Eventually it will become mindless typing and a part of your brain will go back to focusing on what you were writing before. But since you’re not actively focusing on it, there won’t be any pressure to write. And once you feel like your fingers have warmed (so to speak), you’ll find writing easier.

One good thing about writing conversations you hear on TV is that you’ll learn to recognize action words. And how to write dialogues that show instead of tell. Nice side benefit eh?

4. Comment on blogs

Every one talks about commenting on blogs as a way to network, increase traffic and getting your name out there. But what a lot of people don’t realize is that commenting on blogs can be used as a writing exercise too.

Reading blogs and posting thoughtful comments puts your brain in the ‘zone’. You’re concentrating on someone else’s work for a chance.
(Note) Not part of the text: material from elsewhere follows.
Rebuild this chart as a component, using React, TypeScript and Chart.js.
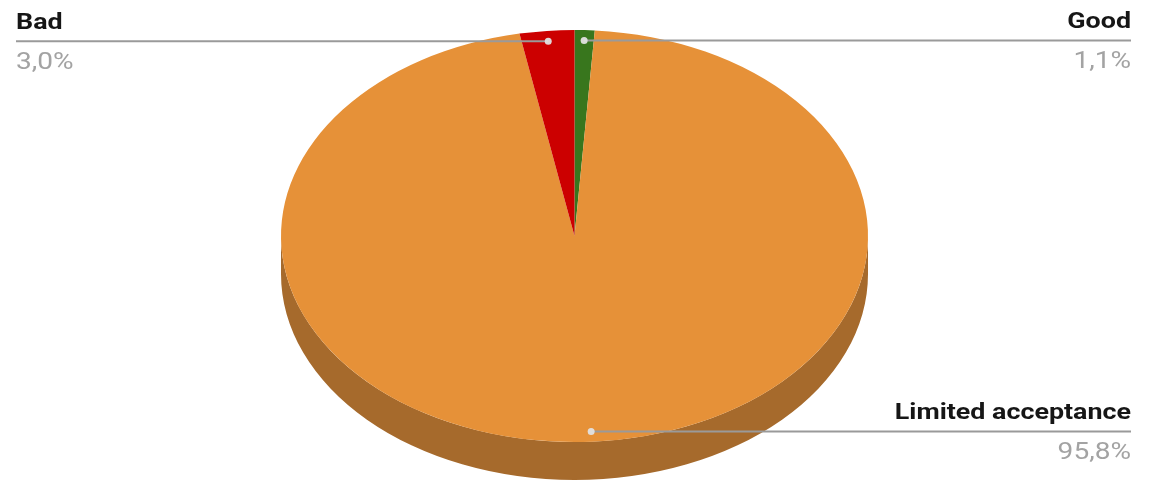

More importantly, you’re thinking like a reader.

So not only does leaving comments on blogs give you a writing exercise, it also gives you a fresh perspective. Once you’ve commented on a few blogs, you might find that your thoughts are more streamlined and connected – which will naturally translate in your own writing.

5. Stop the clock

Setting a timer and writing works for many writers. Unfortunately, it doesn’t for me. What does work is not looking at the clock or worrying about the time. Doing that allows me to simply write. I’m not ruled by deadlines or my own idea of how long it should take me to write something.

Once I take the time pressure out of the equation, I find that getting stuck writing isn’t as stressful. And since there’s no clock telling me I’ve been toying with a single paragraph for almost an hour, there’s nothing stopping me from doing so!

Sometimes all you need is the freedom to play around with your writing – even if t means rewriting a sentence more than a dozen times.

Have you tried writing exercises? Do they work for you?